#### Task directions:
Scan the listing that follows and report how many lines contain "this". Write the number alone.

==== Exercise data ====

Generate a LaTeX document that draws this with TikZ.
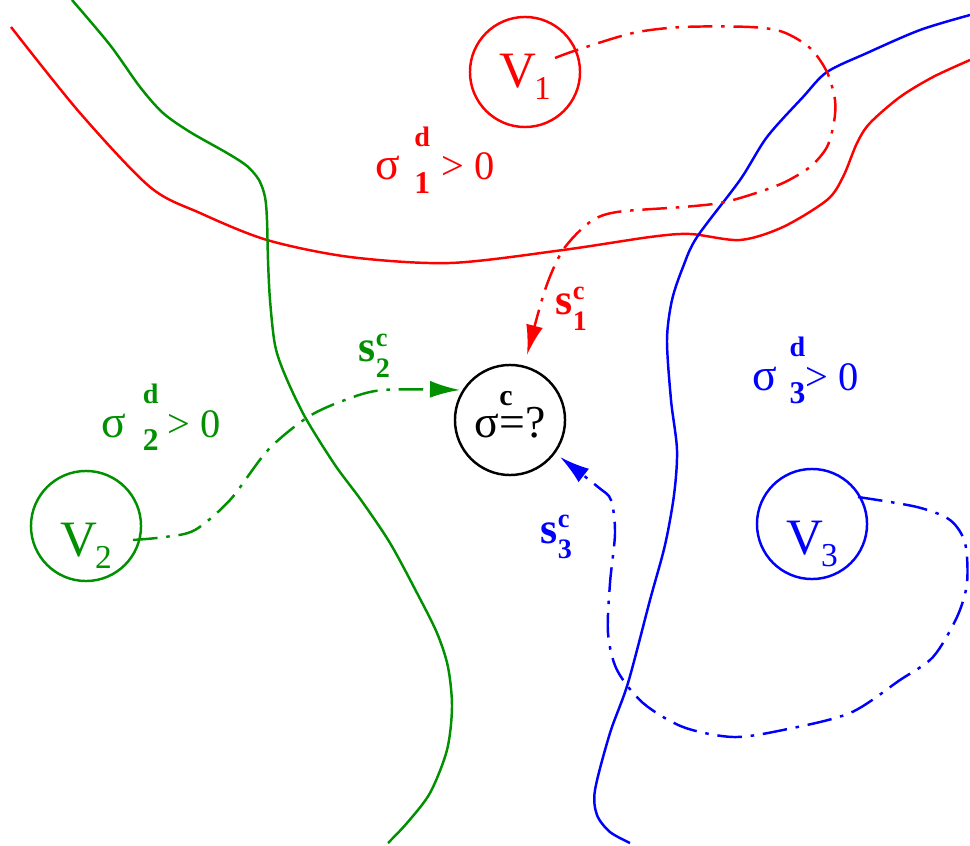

====
==== Exercise data ====

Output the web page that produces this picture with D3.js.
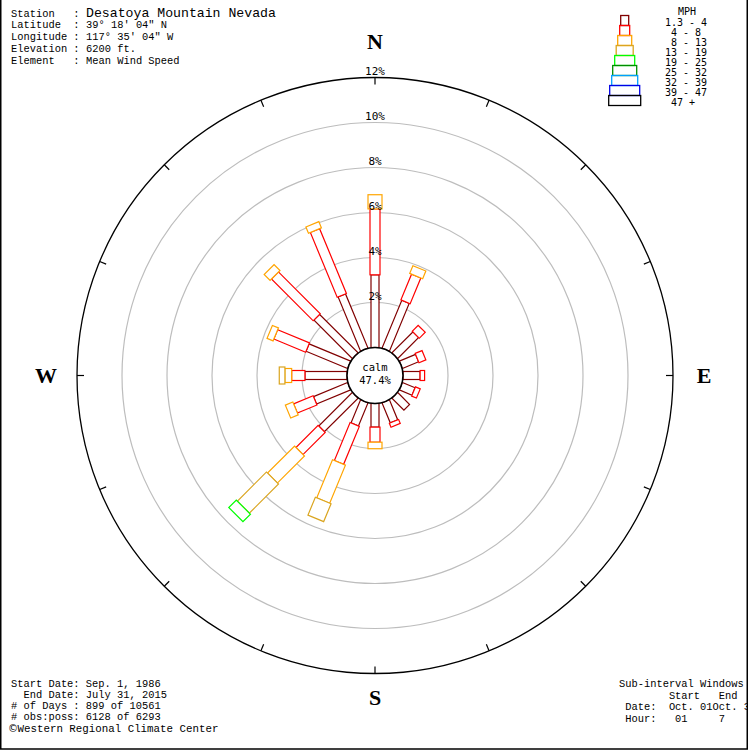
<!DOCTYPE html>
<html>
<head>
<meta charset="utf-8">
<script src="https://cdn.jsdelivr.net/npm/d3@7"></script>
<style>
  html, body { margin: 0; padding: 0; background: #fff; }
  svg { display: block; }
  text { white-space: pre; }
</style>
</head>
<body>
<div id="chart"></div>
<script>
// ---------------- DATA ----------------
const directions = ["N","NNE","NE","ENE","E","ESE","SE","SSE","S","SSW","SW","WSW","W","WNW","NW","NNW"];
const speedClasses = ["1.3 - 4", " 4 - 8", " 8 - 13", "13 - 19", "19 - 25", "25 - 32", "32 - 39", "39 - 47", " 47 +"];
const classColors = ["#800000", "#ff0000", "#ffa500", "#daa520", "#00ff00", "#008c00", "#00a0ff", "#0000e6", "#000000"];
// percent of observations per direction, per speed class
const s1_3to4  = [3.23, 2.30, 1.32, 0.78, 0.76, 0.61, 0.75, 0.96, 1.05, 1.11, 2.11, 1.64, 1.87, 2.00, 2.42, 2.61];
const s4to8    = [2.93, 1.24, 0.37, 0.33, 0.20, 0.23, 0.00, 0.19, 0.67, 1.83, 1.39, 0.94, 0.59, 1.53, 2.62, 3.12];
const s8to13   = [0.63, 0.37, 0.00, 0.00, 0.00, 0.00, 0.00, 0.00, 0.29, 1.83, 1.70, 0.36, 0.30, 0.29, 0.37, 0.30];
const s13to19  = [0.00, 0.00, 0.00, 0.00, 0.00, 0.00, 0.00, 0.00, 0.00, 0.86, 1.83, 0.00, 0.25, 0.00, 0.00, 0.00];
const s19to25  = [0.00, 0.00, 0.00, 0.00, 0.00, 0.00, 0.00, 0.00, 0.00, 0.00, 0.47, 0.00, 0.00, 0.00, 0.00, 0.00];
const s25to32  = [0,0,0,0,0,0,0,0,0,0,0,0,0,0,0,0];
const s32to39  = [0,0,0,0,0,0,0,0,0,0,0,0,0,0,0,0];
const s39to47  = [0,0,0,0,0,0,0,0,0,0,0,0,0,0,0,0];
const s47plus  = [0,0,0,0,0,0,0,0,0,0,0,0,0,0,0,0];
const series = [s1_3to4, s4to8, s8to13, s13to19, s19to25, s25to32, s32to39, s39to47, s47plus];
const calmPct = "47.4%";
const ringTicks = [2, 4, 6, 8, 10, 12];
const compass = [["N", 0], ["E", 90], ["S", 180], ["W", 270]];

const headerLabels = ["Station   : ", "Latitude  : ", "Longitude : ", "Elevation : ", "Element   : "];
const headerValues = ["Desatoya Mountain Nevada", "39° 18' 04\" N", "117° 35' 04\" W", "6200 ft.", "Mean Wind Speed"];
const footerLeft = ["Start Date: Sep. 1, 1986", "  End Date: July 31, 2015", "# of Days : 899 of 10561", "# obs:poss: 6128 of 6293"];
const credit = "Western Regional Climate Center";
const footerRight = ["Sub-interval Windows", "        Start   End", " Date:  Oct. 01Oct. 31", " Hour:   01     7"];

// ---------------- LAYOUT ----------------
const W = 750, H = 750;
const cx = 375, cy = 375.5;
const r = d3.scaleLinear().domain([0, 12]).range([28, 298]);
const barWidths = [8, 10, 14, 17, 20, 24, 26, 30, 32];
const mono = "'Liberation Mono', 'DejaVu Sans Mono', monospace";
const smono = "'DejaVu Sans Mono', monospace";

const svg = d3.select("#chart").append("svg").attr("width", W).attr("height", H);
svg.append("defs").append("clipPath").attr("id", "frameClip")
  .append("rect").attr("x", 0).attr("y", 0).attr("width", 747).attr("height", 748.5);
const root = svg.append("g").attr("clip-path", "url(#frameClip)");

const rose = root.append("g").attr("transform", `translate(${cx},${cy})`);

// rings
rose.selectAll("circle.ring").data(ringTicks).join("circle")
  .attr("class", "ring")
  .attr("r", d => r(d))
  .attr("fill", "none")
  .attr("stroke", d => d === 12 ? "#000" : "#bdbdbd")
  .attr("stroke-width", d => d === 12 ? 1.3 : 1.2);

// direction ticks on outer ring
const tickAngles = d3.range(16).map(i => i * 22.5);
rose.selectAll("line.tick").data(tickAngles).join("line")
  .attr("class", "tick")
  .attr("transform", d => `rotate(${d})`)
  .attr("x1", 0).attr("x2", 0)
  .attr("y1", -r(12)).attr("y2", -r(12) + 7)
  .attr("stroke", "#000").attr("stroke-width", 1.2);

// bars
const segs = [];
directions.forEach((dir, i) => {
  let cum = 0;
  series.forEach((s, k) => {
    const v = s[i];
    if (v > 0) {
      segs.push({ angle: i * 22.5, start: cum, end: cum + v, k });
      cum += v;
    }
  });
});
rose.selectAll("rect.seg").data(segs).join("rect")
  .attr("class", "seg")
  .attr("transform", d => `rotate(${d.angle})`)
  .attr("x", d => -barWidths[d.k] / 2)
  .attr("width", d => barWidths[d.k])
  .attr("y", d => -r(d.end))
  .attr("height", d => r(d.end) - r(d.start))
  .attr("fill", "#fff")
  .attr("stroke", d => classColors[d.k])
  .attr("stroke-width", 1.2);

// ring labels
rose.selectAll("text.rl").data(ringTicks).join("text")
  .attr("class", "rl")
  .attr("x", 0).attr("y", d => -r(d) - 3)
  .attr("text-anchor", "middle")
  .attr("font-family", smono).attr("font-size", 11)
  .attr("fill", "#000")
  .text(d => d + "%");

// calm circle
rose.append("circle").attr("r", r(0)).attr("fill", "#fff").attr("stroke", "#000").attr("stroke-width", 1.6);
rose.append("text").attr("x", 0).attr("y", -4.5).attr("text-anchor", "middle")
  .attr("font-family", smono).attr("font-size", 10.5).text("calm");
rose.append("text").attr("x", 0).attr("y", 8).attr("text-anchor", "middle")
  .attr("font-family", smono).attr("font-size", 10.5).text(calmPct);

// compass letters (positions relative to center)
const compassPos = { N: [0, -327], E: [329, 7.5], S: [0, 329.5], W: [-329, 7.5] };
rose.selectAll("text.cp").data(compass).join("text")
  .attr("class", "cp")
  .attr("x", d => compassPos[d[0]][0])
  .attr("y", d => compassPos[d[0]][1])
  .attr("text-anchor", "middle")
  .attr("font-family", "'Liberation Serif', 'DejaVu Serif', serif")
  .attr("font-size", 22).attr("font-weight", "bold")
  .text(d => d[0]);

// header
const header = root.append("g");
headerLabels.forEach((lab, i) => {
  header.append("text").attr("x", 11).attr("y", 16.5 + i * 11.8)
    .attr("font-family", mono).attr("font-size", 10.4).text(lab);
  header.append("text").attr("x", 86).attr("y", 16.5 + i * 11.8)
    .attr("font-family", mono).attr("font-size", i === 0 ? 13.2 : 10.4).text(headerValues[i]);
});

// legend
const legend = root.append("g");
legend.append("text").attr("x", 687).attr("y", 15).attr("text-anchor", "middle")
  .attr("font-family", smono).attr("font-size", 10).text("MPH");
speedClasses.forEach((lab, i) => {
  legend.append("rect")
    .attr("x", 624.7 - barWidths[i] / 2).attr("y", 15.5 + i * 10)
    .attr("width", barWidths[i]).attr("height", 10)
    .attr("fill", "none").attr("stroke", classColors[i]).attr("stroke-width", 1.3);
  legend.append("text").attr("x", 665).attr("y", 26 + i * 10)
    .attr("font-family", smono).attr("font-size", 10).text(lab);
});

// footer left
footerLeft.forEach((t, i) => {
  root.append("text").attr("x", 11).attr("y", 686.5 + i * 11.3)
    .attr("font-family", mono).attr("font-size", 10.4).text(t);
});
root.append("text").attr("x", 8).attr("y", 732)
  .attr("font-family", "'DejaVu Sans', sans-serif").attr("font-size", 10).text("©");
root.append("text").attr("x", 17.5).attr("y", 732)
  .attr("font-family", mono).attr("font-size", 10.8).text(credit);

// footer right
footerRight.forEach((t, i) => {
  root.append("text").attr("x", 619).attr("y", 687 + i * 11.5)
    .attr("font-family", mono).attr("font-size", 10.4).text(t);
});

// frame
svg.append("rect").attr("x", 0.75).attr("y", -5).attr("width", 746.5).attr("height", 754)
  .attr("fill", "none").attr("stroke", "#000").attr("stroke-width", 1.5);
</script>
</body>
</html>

====

#### Result of the task:
2